The metabolic syndrome is a cluster of metabolic disorders that are likely caused by the insulin resistance that characterises the condition. These metabolic disorders include, but are not limited to, changes to plasma lipoproteins, raised levels of fasting blood glucose, raised levels of fasting insulin, systemic inflammation, oxidative stress, immune dysfunction, the development of nonalcoholic fatty liver, high blood pressure and weight gain, particularly around the waist. The changes to plasma lipoproteins that occur with development of the metabolic syndrome include increases in plasma triglycerides (also called very low density lipoprotein (VLDL)), increases in the small dense low density lipoprotein (LDL) particle, and decreases in the high density lipoprotein (LDL) particle. While developing one or two of these disorders in no way confirms the metabolic syndrome, they can be used as a guide to determine if the disorder is present. This is because there is no defined medical definition for the metabolic syndrome.
Diagnosing the metabolic syndrome can therefore be very difficult without a detailed clinical examination and careful analysis of blood tests. However, there are a number of easy ways to determine if the metabolic syndrome is likely present without detailed biochemical tests. A simple oral glucose tolerance test is one of the best ways to determine the health of the insulin system. Following an overnight fast, a glucose drink is consumed and then periodically blood glucose measurements are taken using a finger prick lancet and a simple blood glucose measuring device. Under normal circumstances, following ingestion of glucose, there will be a rapid increase in blood glucose, and then as insulin is released, that blood glucose will fall to baseline over the course of around 90 minutes. Blood glucose falls because the insulin facilitates the transport the glucose into the cells. If insulin resistance in present, the glucose stays in the blood for longer and blood sugar may not return to baseline for some hours.
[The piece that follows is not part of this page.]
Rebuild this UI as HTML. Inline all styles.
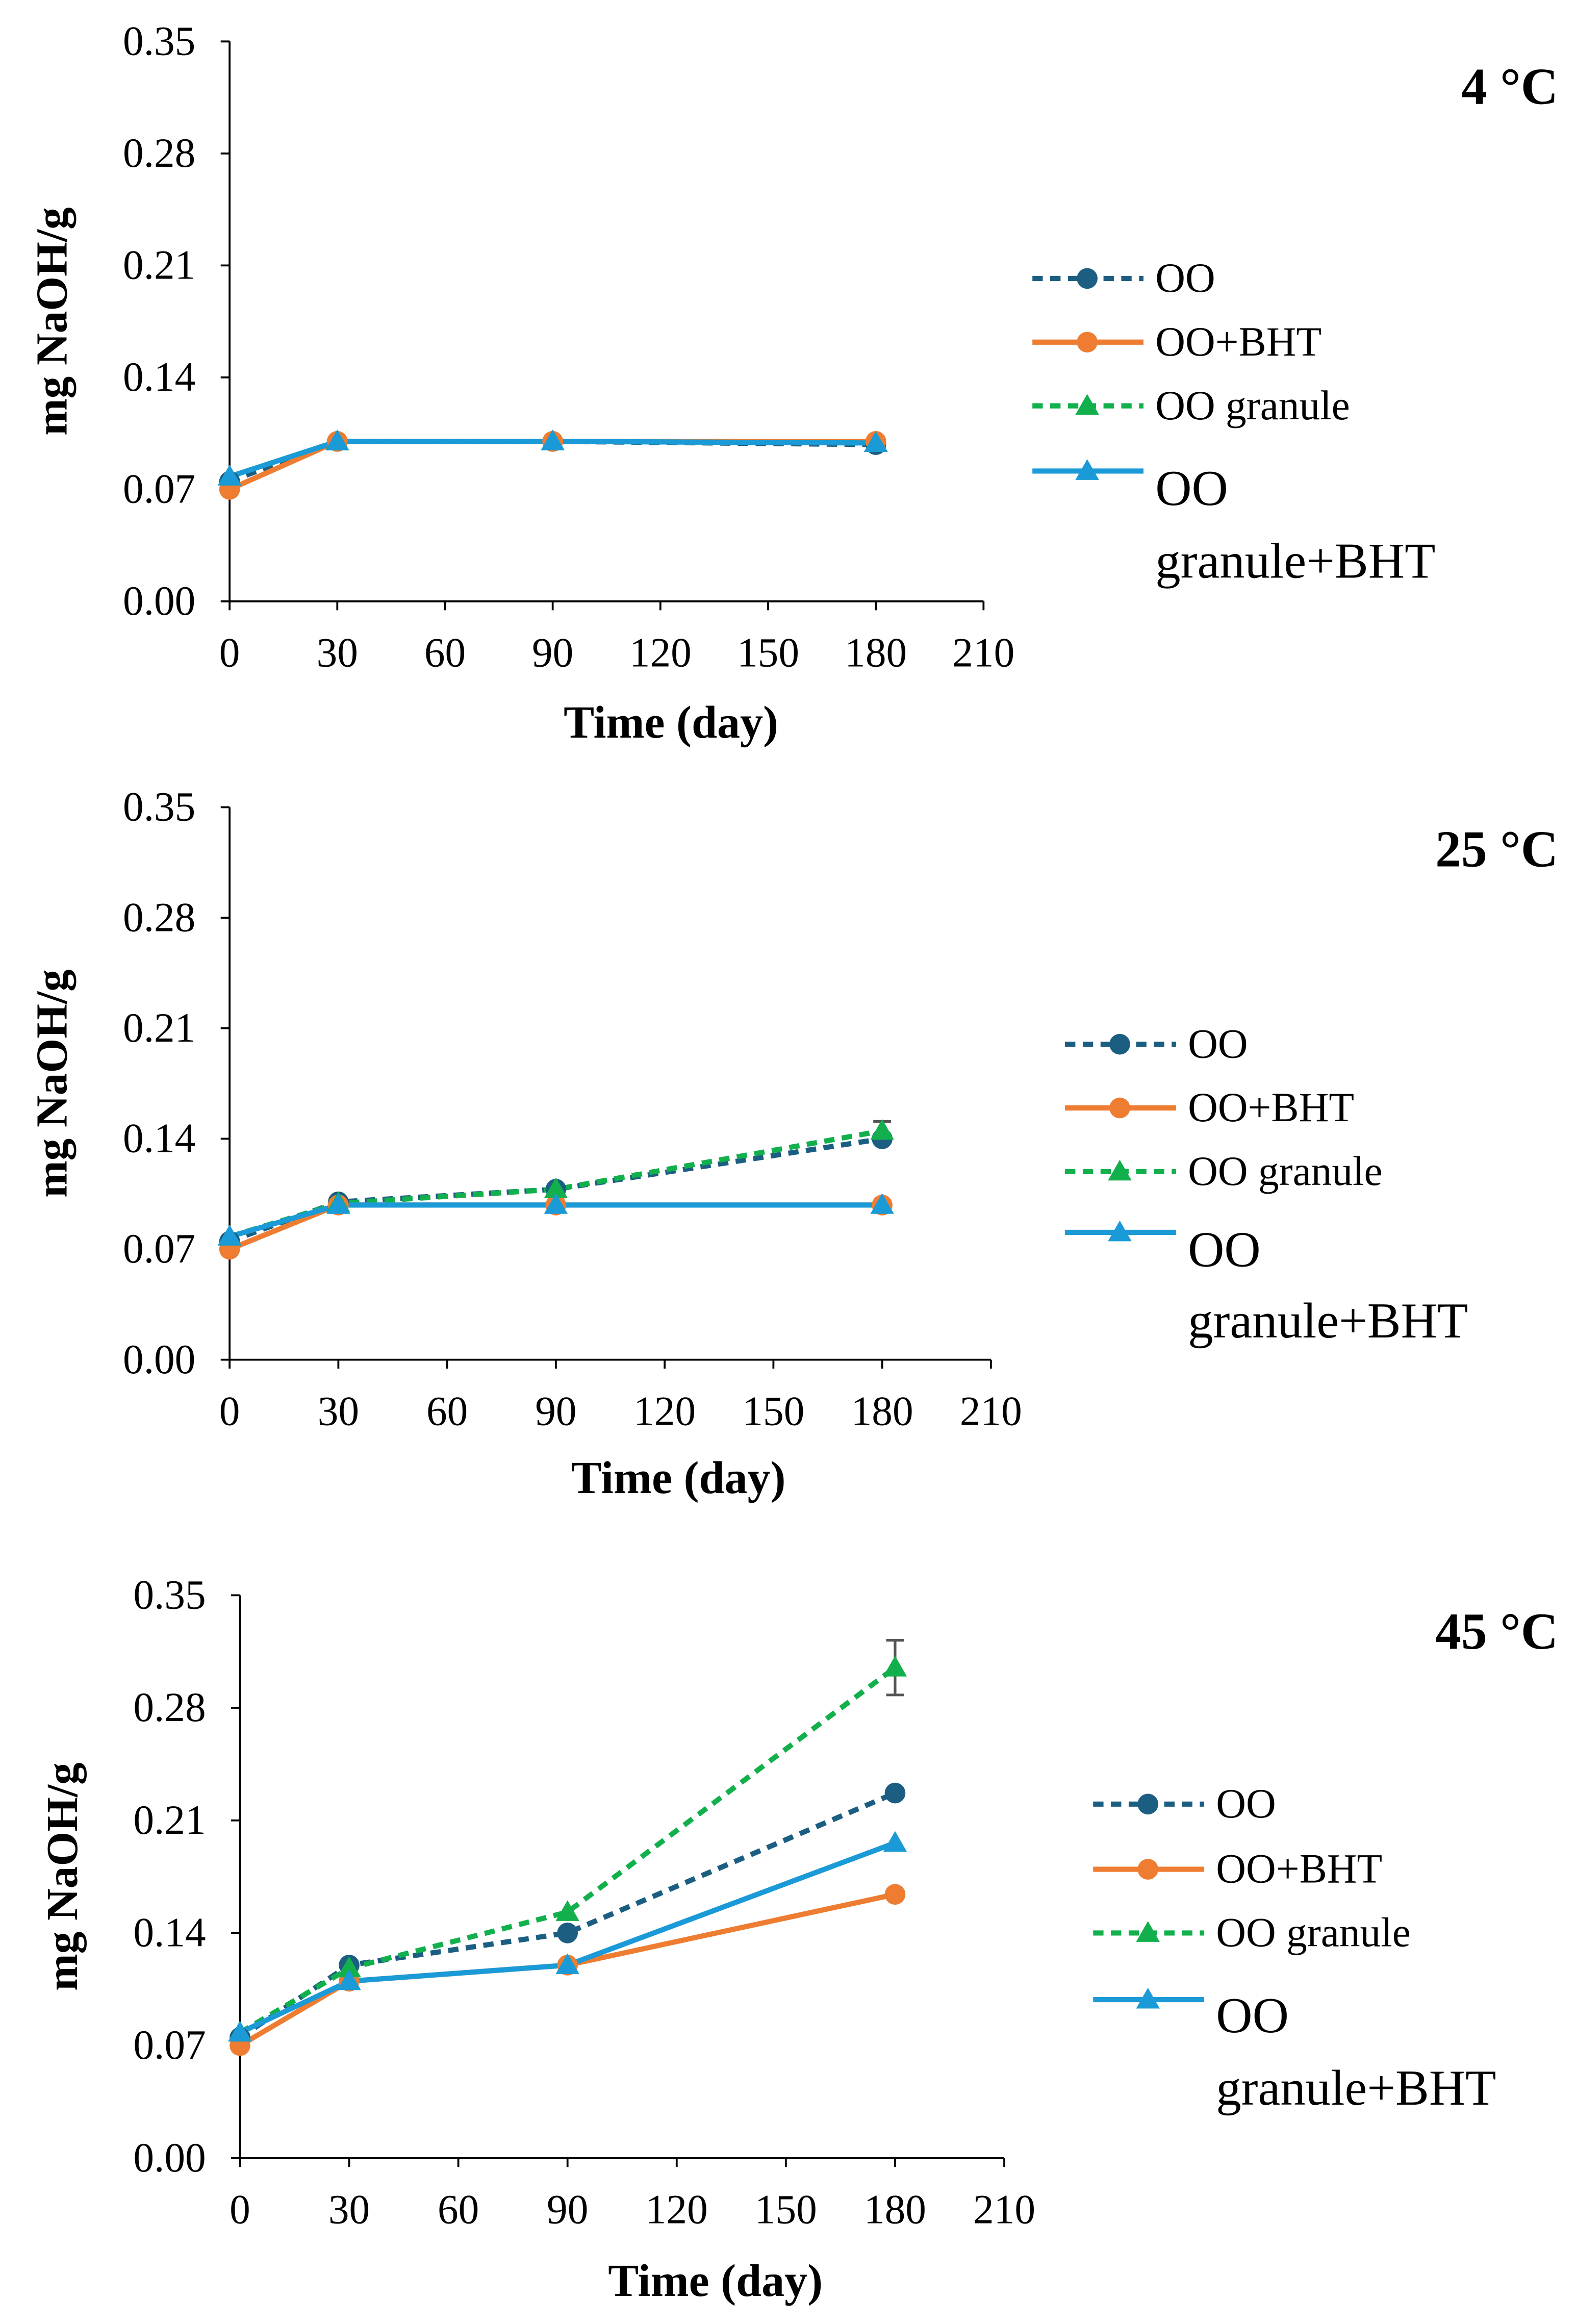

Another of the classic signs of insulin resistance that strongly suggests that the metabolic syndrome might be present is a large amount of deep abdominal fat. This gives the individual a rotund appearance, and this characteristic body shape is described as android or apple shaped. Measuring the waist to hip ratio of an individual is a good indicator if they have such a body composition. This can be done by dividing the waist measurement in cm by the hip measurement is cm. A waist to hip ratio of above 1.00 or 0.85 strongly suggests that insulin resistance is present in men and women, respectively. Abdominal fat is associated with insulin resistance, but the cause and effects are not fully understood. The storage of fat preferentially in the viscera of the abdomen may relate to changes in hormones that occurs during the development of the metabolic syndrome. Much of the metabolic damage that occurs from the presence of the metabolic syndrome results from the accumulation of visceral fat in and around the liver.